But then I really started paying attention to all these other people losing weight. They didn’t let their outer circumstances dictate who they were going to be for the rest of their lives. In reality, these people were just done lying to themselves. You can be whoever you want to be. If you want to be overweight, that is your choice. If you want to be healthy, that is your choice. No one is dictating your choices. It took me awhile to realize this and I could not believe how much anger I had towards people who just seemed so free to change their lives. “Why can’t I do that? Why can’t I lose 100 pounds and look that awesome?”

Some of the excuses I used a lot were… “I don’t have time,” “I don’t have money,” and “I don’t feel well.” Yet I had time to watch television for 3 hours every night, I had the money to go to the movies and eat my large tub of popcorn, and I felt well enough to drink alcohol and hang out with my friends. The problem is I was lazy. I was thinking outer circumstances were in control of my life.

I am in control. That is what I have to keep telling myself. I have the power to decide to have a protein bar for breakfast instead of pancakes smothered in syrup. I have the power to get up and go for a run or do some exercises. That is all me.

So the mistakes I made the past couple days were also all on me… I ate out way more often than I normally do because my schedule was haywire with moving my mom and such. I know more of those excuses. I really could have made better choices but I did not want to. I don’t know what it was but I was just craving some really bad foods… so I ate too much fried stuff, drank too much alcohol, and just ate too much in general. I can’t do it anymore. My stomach was so upset with me last night that I almost wanted to cry. It physically hurt.
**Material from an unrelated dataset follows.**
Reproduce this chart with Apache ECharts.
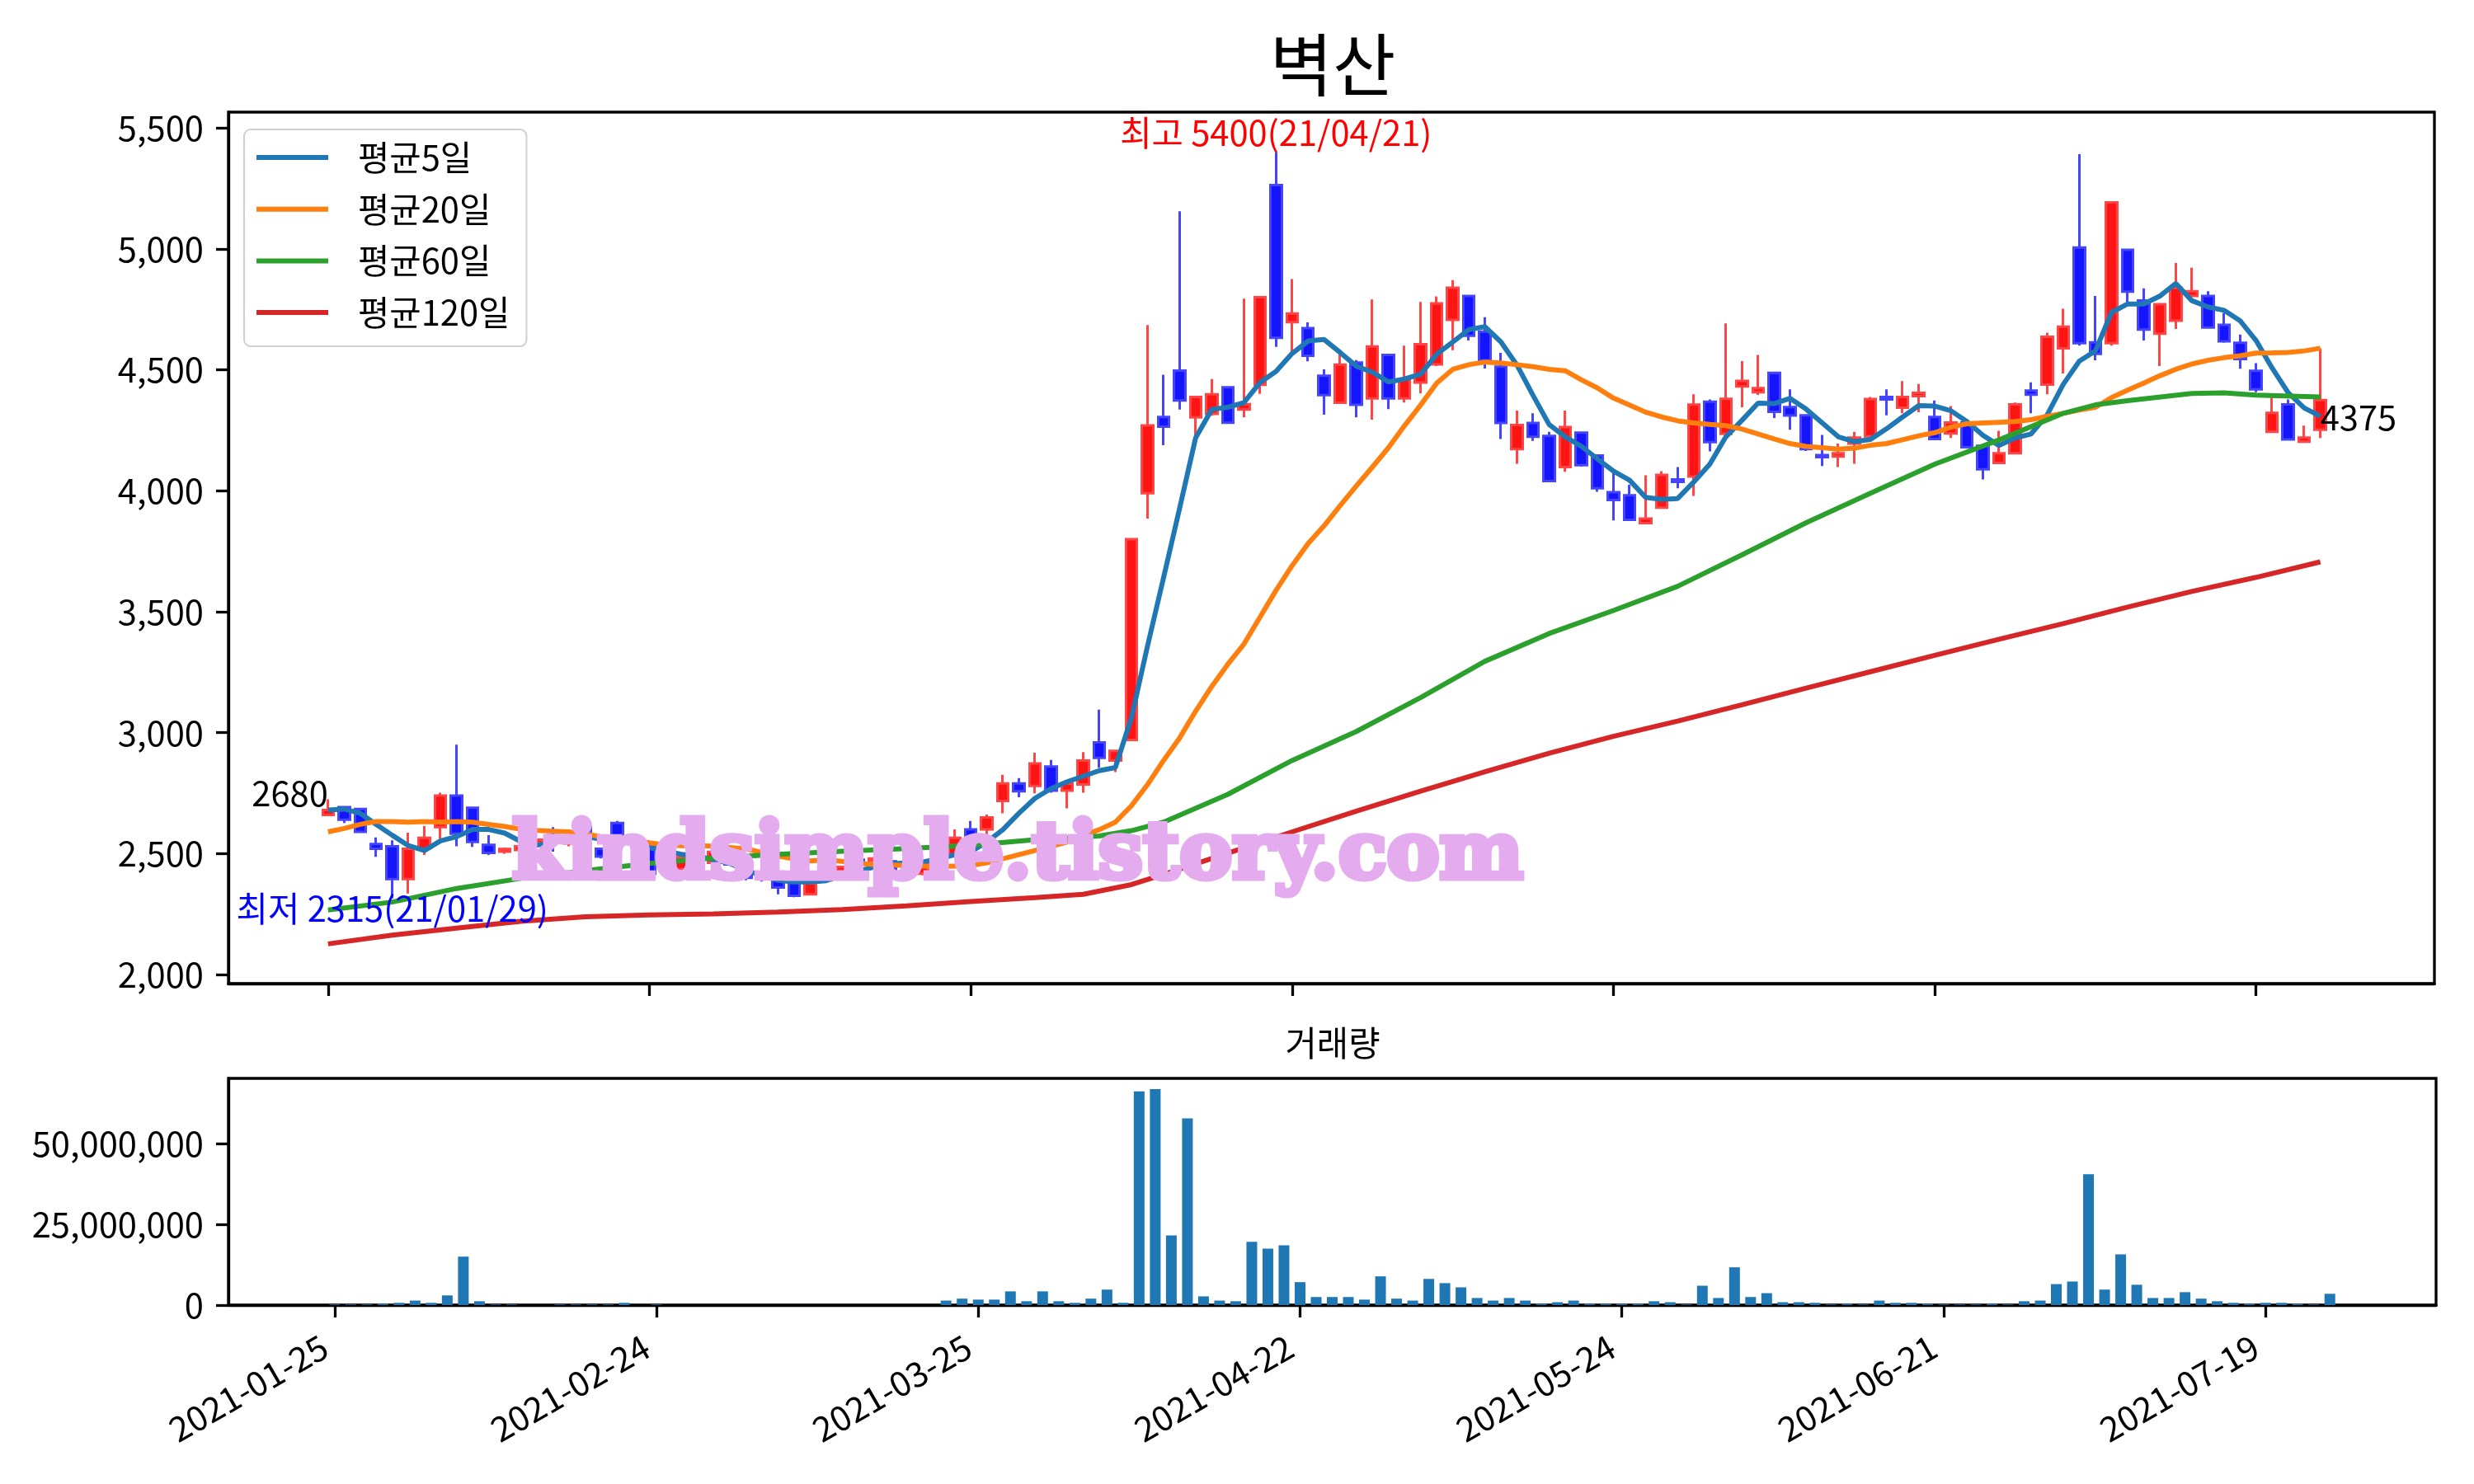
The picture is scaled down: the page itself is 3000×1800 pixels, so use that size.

How did I eat so much before? I don’t even know. I definitely cannot do that anymore. My weight has fluctuated because of it but definitely not as bad as I was expecting. I kind of wish it would punish me more and make me regret my decision… but I guess the pain and discomfort is enough!

After eating all the food, I have definitely gotten back into exercising. I went for a 2 mile run yesterday after not running for a week! What made it even better is I got to run with my mom’s corgi.

Definitely makes exercising more fun, don’t you think?

So stop trying to blame everything else for the reason you aren’t reaching your goals. Stop lyin’ and start tryin’! If not for yourself, at least for the corgis!